Em sua pesquisa, Lafferty tentou responder a uma pergunta: será que Carpinteria seria a mesma sem as fascíolas? Começou examinando os caramujos. Geneticamente, os caramujos infectados estão mortos, porque não podem mais se reproduzir – para a evolução, só contam aqueles indivíduos capazes de passar os genes para a frente. Mesmo assim, eles continuam comendo algas para alimentar as fascíolas que carregam. Isso os coloca em concorrência direta com os caramujos não infectados. Essa competição é tão dura que faz com que falte comida para os moluscos saudáveis e que eles tenham dificuldade para se reproduzir. Lafferty descobriu que, sem as fascíolas, a população de caramujos seria quase o dobro. Isso reduziria o tapete de algas e faria com que a população dos peixes que comem caramujos explodisse. Ou seja, a simples ausência de um verme desequilibraria todo o ecossistema.

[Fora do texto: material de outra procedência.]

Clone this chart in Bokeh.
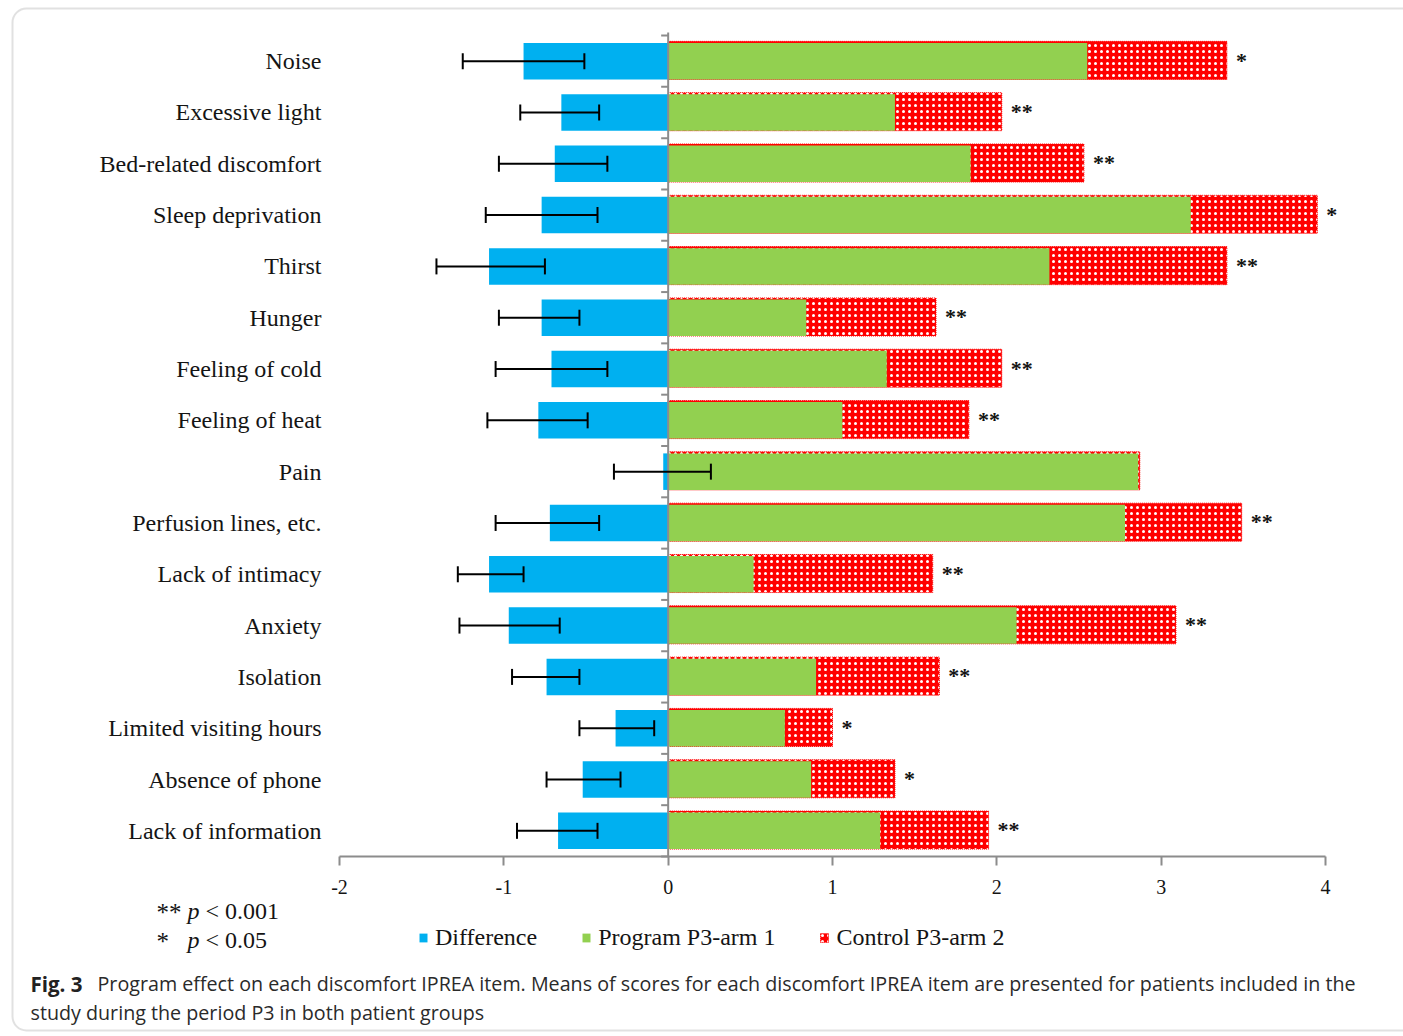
from bokeh.plotting import figure
from bokeh.models import (ColumnDataSource, Range1d, FixedTicker, LinearAxis,
                          Whisker, TeeHead, Legend, LegendItem, Label, BoxAnnotation)
from bokeh.core.properties import value
from bokeh.embed import file_html
from bokeh.resources import INLINE

# IPREA discomfort items, top to bottom
items = ["Noise", "Excessive light", "Bed-related discomfort", "Sleep deprivation",
         "Thirst", "Hunger", "Feeling of cold", "Feeling of heat", "Pain",
         "Perfusion lines, etc.", "Lack of intimacy", "Anxiety", "Isolation",
         "Limited visiting hours", "Absence of phone", "Lack of information"]

# mean scores, period P3
program = [2.55, 1.38, 1.84, 3.18, 2.32, 0.84, 1.33, 1.06, 2.86, 2.78,
           0.52, 2.12, 0.90, 0.71, 0.87, 1.29]
control = [3.40, 2.03, 2.53, 3.95, 3.40, 1.63, 2.03, 1.83, 2.87, 3.49,
           1.61, 3.09, 1.65, 1.00, 1.38, 1.95]
difference = [-0.88, -0.65, -0.69, -0.77, -1.09, -0.77, -0.71, -0.79, -0.03, -0.72,
              -1.09, -0.97, -0.74, -0.32, -0.52, -0.67]
ci_low = [-1.25, -0.90, -1.03, -1.11, -1.41, -1.03, -1.05, -1.10, -0.33, -1.05,
          -1.28, -1.27, -0.95, -0.54, -0.74, -0.92]
ci_high = [-0.51, -0.42, -0.37, -0.43, -0.75, -0.54, -0.37, -0.49, 0.26, -0.42,
           -0.88, -0.66, -0.54, -0.085, -0.29, -0.43]
significance = ["*", "**", "**", "*", "**", "**", "**", "**", "", "**",
                "**", "**", "**", "*", "*", "**"]

x_ticks = [-2, -1, 0, 1, 2, 3, 4]
x_tick_labels = {-2: "-2", -1: "-1", 0: "0", 1: "1", 2: "2", 3: "3", 4: "4"}

BLUE = "#00b0f0"
GREEN = "#92d050"
RED = "#ff0000"
GREY = "#8c8c8c"
SERIF = "Liberation Serif"
INK = "#141414"

W, H = 1403, 1036
n = len(items)
# one band per item, first item on top
row = [n - i - 0.5 for i in range(n)]

src = ColumnDataSource(dict(
    item=items, row=row, ctl_row=[r + 0.015 for r in row],
    program=program, control=control, difference=difference,
    lo=ci_low, hi=ci_high, sig=significance,
))

# plot frame fills the canvas; the axes are pinned inside it
PX_X = 986 / 6.0          # pixels per score unit
PX_Y = 821 / n            # pixels per item band
x_start = -2 - 339 / PX_X
x_end = 4 + (W - 1325) / PX_X
y_start = -(H - 856) / PX_Y
y_end = n + 35 / PX_Y

p = figure(width=W, height=H,
           x_range=Range1d(x_start, x_end), y_range=Range1d(y_start, y_end),
           x_axis_location=None, y_axis_location=None,
           output_backend="svg", toolbar_location=None, min_border=0,
           outline_line_color=None, background_fill_color="white",
           border_fill_color="white")
p.xgrid.visible = False
p.ygrid.visible = False

# control arm sits behind the program arm
r_ctl = p.hbar(y="ctl_row", left=0, right="control", height=0.742, source=src,
               fill_color=RED, hatch_pattern="dot", hatch_color="white",
               hatch_scale=6, hatch_weight=2.0,
               line_color=RED, line_dash="1 1", line_width=1)
r_prog = p.hbar(y="row", left=0, right="program", height=0.712, source=src,
                fill_color=GREEN, line_color=None)
r_diff = p.hbar(y="row", left=0, right="difference", height=0.712, source=src,
                fill_color=BLUE, line_color=None)

# zero line with short ticks between the bands
bounds = list(range(n + 1))
tick_len = 7 / PX_X
p.segment(x0=0, x1=0, y0=0, y1=n + 3 / PX_Y, line_color=GREY, line_width=2)
p.segment(x0=-tick_len, x1=0, y0=bounds, y1=bounds, line_color=GREY, line_width=2)

# error bars on the difference
p.add_layout(Whisker(base="row", lower="lo", upper="hi", dimension="width", source=src,
                     line_color="black", line_width=2, level="annotation",
                     lower_head=TeeHead(size=16, line_color="black", line_width=2),
                     upper_head=TeeHead(size=16, line_color="black", line_width=2)))

# significance markers
p.text(x="control", y="row", text="sig", source=src, x_offset=9, y_offset=-1,
       text_align="left", text_baseline="middle",
       text_font=value(SERIF), text_font_size="22px", text_color=INK,
       text_font_style="bold")

# score axis along the bottom of the bands
xa = LinearAxis(fixed_location=0, bounds=(-2, 4), ticker=FixedTicker(ticks=x_ticks),
                major_label_overrides=x_tick_labels,
                axis_line_color=GREY, axis_line_width=2,
                major_tick_line_color=GREY, major_tick_line_width=2,
                major_tick_in=0, major_tick_out=9, minor_tick_line_color=None,
                major_label_standoff=14, major_label_text_font=SERIF,
                major_label_text_font_size="20px", major_label_text_color=INK)
p.add_layout(xa, "below")

# item names
ya = LinearAxis(fixed_location=-2 - 9 / PX_X, ticker=FixedTicker(ticks=row),
                major_label_overrides={r: name for r, name in zip(row, items)},
                axis_line_color=None, major_tick_line_color=None,
                minor_tick_line_color=None, major_tick_in=0, major_tick_out=0,
                major_label_standoff=9, major_label_text_font=SERIF,
                major_label_text_font_size="24px", major_label_text_color=INK)
p.add_layout(ya, "left")

# legend under the axis
legend = Legend(items=[LegendItem(label="Difference", renderers=[r_diff]),
                       LegendItem(label="Program P3-arm 1", renderers=[r_prog]),
                       LegendItem(label="Control P3-arm 2", renderers=[r_ctl])],
                orientation="horizontal", location=(418, H - 951),
                glyph_width=10, glyph_height=11, label_standoff=7, spacing=44,
                padding=0, margin=0, border_line_color=None,
                background_fill_color=None,
                label_text_font=SERIF, label_text_font_size="24px",
                label_text_color=INK)
p.add_layout(legend)


def put(text, X, Y, size="20px", font=SERIF, style="normal", color=INK):
    p.add_layout(Label(x=X, y=H - Y, x_units="screen", y_units="screen",
                       text=text, text_font=font, text_font_size=size,
                       text_font_style=style, text_color=color,
                       text_baseline="alphabetic", text_align="left"))


# p-value key
put("**", 156, 912, size="25px")
put("p", 187, 910, size="24px", style="italic")
put("< 0.001", 205, 910, size="24px")
put("*", 156, 941, size="25px")
put("p", 187, 939, size="24px", style="italic")
put("< 0.05", 205, 939, size="24px")

# caption
CAP = "Open Sans"
put("Fig. 3", 30, 983, size="20.5px", font=CAP, style="bold", color="#222222")
put("Program effect on each discomfort IPREA item. Means of scores for each discomfort "
    "IPREA item are presented for patients included in the",
    97, 983, size="19.7px", font=CAP, color="#2a2a2a")
put("study during the period P3 in both patient groups", 30, 1012, size="19.7px",
    font=CAP, color="#2a2a2a")

# rounded panel border
p.add_layout(BoxAnnotation(left=12, right=W + 20, top=H - 8, bottom=H - 1030,
                           left_units="screen", right_units="screen",
                           top_units="screen", bottom_units="screen",
                           fill_color=None, line_color="#9a9a9a", line_width=2,
                           border_radius=14, level="overlay"))

open("out.html", "w").write(file_html(p, INLINE))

A seguir Lafferty estudou o killifish. À primeira vista, não havia indícios de que as fascíolas prejudicassem o peixe: elas sequer acionam seu sistema imunológico. Mas o biólogo marinho desconfiou que as fascíolas no cérebro estavam num lugar muito suspeito. Para tirar a dúvida, pegou 42 peixes do manguezal, colocou-os num aquário no laboratório e deu a Kimo Morris, seu aluno, a tarefa de ficar de olho neles. Morris observava atentamente cada peixe durante meia hora, anotando seus movimentos. Percebeu que muitas vezes eles se contorciam mostrando a barriga, nadavam de lado e chegavam perto da superfície – comportamentos perigosos se houver alguma ave por perto procurando comida. Depois de cada observação, Morris tirava o bicho do aquário e o dissecava para ver se o cérebro estava coberto pelo “caviar”.

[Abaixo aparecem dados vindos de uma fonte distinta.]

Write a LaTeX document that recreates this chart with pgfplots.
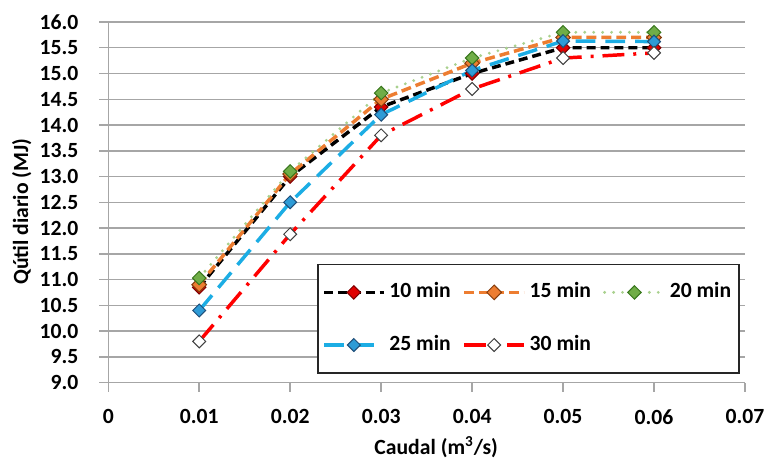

Quando foram checar os dados, Lafferty e Morris mataram a charada: nos peixes colonizados por parasitas, aqueles comportamentos arriscados eram quatro vezes mais comuns do que nos saudáveis. Ou seja, as fascíolas no cérebro estavam interferindo nos impulsos nervosos e forçando o peixe a se expor ao predador, para assim fechar seu ciclo.

Os cientistas, então, colocaram peixes infectados e saudáveis em cercados. Após três semanas, fizeram as contas. O resultado foi estarrecedor: a chance de os peixes com parasitas virarem almoço de ave era 30 vezes maior do que a dos normais. Predadores como as aves costumam tomar cuidado com o que comem. Por que, então, elas escolhem peixes que transmitem um parasita que suga a energia do hospedeiro? Porque isso é mais do que compensado pelos benefícios que eles trazem – tornam muito mais fácil encontrar alimento.

As conseqüências do resultado surpreenderam os cientistas. “Será que teríamos tantas aves assim se fosse 30 vezes mais difícil pescar?”, pergunta o biólogo marinho Armand Kuris, também da Universidade da Califórnia. “Os parasitas não só modificam comportamentos individuais. Talvez comandem grande parte da ecologia das aves .”
O tipo de fascíola que Lafferty estudou é apenas um entre muitos parasitas. Cada ecossistema da Terra tem um imenso número deles e todos exercem um controle enorme sobre seus hospedeiros, dando-lhes doenças, castrando-os ou alterando seu comportamento. Cientistas como Lafferty estão apenas começando a descobrir o poder exato desses habitantes ocultos, mas a sua pesquisa revoluciona nossa compreensão da Biologia.

Quando Copérnico tirou a Terra do centro do universo e Darwin tirou do homem o privilégio da semelhança divina, continuamos pelo menos a sonhar que estávamos acima dos outros animais. Mas somos apenas uma coleção de células trabalhando juntas, cuja harmonia é mantida por sinais químicos. Se um organismo, por mais insignificante, é capaz de controlar esses sinais, pode nos escravizar. A conclusão é inescapável: os parasitas dominam o mundo.